- DATA PROVIDED:

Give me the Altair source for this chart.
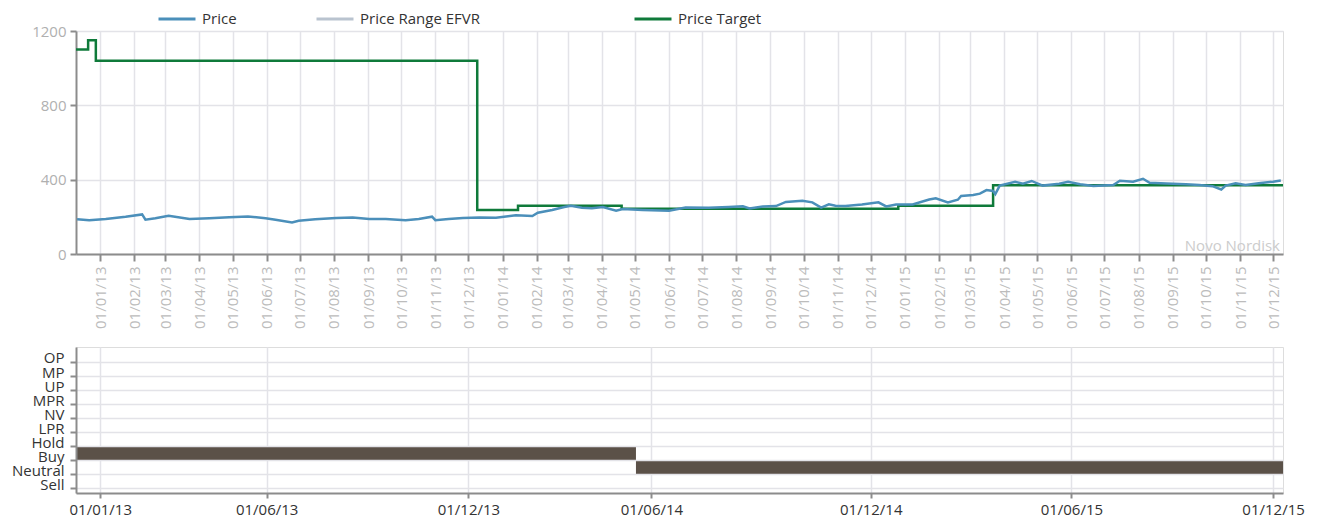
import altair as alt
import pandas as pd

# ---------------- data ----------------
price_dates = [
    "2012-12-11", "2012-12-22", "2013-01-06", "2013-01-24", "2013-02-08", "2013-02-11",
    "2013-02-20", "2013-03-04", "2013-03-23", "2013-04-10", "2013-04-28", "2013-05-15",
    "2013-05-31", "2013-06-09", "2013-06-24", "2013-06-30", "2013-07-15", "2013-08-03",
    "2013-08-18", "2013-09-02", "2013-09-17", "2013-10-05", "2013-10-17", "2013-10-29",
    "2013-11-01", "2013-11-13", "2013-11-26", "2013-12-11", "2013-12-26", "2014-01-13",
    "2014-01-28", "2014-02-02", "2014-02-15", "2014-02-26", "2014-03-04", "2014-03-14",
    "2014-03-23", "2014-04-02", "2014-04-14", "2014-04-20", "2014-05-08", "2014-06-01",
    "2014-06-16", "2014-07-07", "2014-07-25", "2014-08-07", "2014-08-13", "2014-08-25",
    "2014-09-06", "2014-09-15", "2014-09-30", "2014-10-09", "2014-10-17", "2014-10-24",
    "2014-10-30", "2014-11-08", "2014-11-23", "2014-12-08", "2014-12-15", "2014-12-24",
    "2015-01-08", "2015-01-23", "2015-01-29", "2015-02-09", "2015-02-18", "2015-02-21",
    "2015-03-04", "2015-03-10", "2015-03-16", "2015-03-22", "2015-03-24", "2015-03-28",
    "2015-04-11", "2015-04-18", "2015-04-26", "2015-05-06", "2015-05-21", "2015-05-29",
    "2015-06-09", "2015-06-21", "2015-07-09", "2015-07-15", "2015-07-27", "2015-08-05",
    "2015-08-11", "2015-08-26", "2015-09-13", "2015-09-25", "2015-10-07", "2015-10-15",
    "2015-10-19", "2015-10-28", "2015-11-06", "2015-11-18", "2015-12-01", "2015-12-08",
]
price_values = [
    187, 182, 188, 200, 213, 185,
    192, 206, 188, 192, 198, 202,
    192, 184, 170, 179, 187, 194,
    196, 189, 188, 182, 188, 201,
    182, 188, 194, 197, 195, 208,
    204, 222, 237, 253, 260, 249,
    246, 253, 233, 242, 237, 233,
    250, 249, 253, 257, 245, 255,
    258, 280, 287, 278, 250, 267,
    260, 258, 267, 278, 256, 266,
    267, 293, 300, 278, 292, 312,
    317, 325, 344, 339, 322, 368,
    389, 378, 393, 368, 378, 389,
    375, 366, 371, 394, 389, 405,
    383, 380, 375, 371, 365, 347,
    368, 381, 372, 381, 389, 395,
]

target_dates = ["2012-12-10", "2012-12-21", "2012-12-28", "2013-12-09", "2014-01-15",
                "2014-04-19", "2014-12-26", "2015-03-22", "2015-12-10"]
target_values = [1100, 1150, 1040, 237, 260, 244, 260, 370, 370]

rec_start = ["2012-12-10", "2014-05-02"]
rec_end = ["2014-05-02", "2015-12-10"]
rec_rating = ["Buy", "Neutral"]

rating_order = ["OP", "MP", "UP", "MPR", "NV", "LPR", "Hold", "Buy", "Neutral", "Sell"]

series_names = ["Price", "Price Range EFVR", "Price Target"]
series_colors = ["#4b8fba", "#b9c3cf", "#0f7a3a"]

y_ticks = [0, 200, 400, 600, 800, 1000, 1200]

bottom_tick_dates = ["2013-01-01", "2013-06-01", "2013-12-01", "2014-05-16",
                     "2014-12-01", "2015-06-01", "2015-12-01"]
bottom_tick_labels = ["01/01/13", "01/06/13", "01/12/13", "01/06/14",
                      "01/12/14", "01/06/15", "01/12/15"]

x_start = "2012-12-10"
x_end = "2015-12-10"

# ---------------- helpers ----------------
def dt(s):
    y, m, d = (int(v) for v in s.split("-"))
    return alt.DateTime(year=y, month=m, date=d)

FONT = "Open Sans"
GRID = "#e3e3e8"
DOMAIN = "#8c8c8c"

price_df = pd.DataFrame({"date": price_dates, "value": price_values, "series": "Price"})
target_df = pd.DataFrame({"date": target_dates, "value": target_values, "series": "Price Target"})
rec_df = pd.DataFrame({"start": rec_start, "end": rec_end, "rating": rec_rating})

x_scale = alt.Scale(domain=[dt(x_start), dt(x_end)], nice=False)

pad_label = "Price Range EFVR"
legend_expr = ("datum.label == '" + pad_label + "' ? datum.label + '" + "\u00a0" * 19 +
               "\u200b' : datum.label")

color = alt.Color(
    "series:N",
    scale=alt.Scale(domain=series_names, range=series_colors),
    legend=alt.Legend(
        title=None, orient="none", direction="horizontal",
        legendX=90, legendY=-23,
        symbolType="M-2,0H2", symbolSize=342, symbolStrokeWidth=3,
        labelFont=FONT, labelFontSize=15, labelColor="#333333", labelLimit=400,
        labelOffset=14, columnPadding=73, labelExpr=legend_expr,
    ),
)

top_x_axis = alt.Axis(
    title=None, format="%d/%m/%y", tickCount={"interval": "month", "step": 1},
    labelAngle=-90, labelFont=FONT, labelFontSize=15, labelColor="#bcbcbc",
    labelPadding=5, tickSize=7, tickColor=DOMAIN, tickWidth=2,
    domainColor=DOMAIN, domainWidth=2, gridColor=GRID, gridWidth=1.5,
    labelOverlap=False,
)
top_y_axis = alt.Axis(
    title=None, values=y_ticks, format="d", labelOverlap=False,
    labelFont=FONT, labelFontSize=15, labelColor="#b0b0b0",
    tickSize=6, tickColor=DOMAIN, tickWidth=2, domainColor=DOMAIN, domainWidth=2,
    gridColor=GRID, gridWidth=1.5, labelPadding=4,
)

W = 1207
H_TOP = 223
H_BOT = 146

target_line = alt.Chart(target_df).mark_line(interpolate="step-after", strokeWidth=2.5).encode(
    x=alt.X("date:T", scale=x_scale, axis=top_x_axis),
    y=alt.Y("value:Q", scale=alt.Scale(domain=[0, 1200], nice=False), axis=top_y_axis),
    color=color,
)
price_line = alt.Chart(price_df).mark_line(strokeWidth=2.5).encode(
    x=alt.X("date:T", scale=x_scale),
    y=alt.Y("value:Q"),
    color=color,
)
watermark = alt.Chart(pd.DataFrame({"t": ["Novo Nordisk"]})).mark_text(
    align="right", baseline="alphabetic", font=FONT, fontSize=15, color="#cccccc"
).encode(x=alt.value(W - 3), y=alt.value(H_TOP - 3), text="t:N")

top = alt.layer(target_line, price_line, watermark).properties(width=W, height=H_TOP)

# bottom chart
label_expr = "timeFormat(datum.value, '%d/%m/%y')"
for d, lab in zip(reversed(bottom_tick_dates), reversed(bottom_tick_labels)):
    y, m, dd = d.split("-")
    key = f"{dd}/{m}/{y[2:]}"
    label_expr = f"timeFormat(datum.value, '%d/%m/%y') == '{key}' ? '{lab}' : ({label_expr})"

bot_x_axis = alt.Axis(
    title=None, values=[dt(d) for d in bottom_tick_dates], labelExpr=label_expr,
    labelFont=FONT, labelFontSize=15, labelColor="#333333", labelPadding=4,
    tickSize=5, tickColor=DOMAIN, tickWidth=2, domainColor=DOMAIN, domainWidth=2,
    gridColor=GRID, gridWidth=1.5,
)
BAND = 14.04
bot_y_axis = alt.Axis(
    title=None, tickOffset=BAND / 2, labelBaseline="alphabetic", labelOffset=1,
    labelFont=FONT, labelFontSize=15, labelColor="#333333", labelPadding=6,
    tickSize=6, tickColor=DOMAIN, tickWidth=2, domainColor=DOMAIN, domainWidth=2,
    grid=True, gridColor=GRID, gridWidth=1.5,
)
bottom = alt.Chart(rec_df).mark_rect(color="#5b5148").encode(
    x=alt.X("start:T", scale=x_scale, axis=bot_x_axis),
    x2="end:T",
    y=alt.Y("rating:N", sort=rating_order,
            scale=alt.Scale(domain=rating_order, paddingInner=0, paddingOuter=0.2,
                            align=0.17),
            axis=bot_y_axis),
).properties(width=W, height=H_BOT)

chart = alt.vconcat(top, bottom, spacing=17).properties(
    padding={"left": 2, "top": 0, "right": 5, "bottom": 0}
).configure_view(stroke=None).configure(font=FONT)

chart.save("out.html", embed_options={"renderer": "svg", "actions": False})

- WHAT THIS TASK INVOLVES:
Skip the pictures, please, and transcribe only the lines from the beginning of the material through the one that contains "import pandas as pd".

- THE SOLUTION:
Give me the Altair source for this chart.
import altair as alt
import pandas as pd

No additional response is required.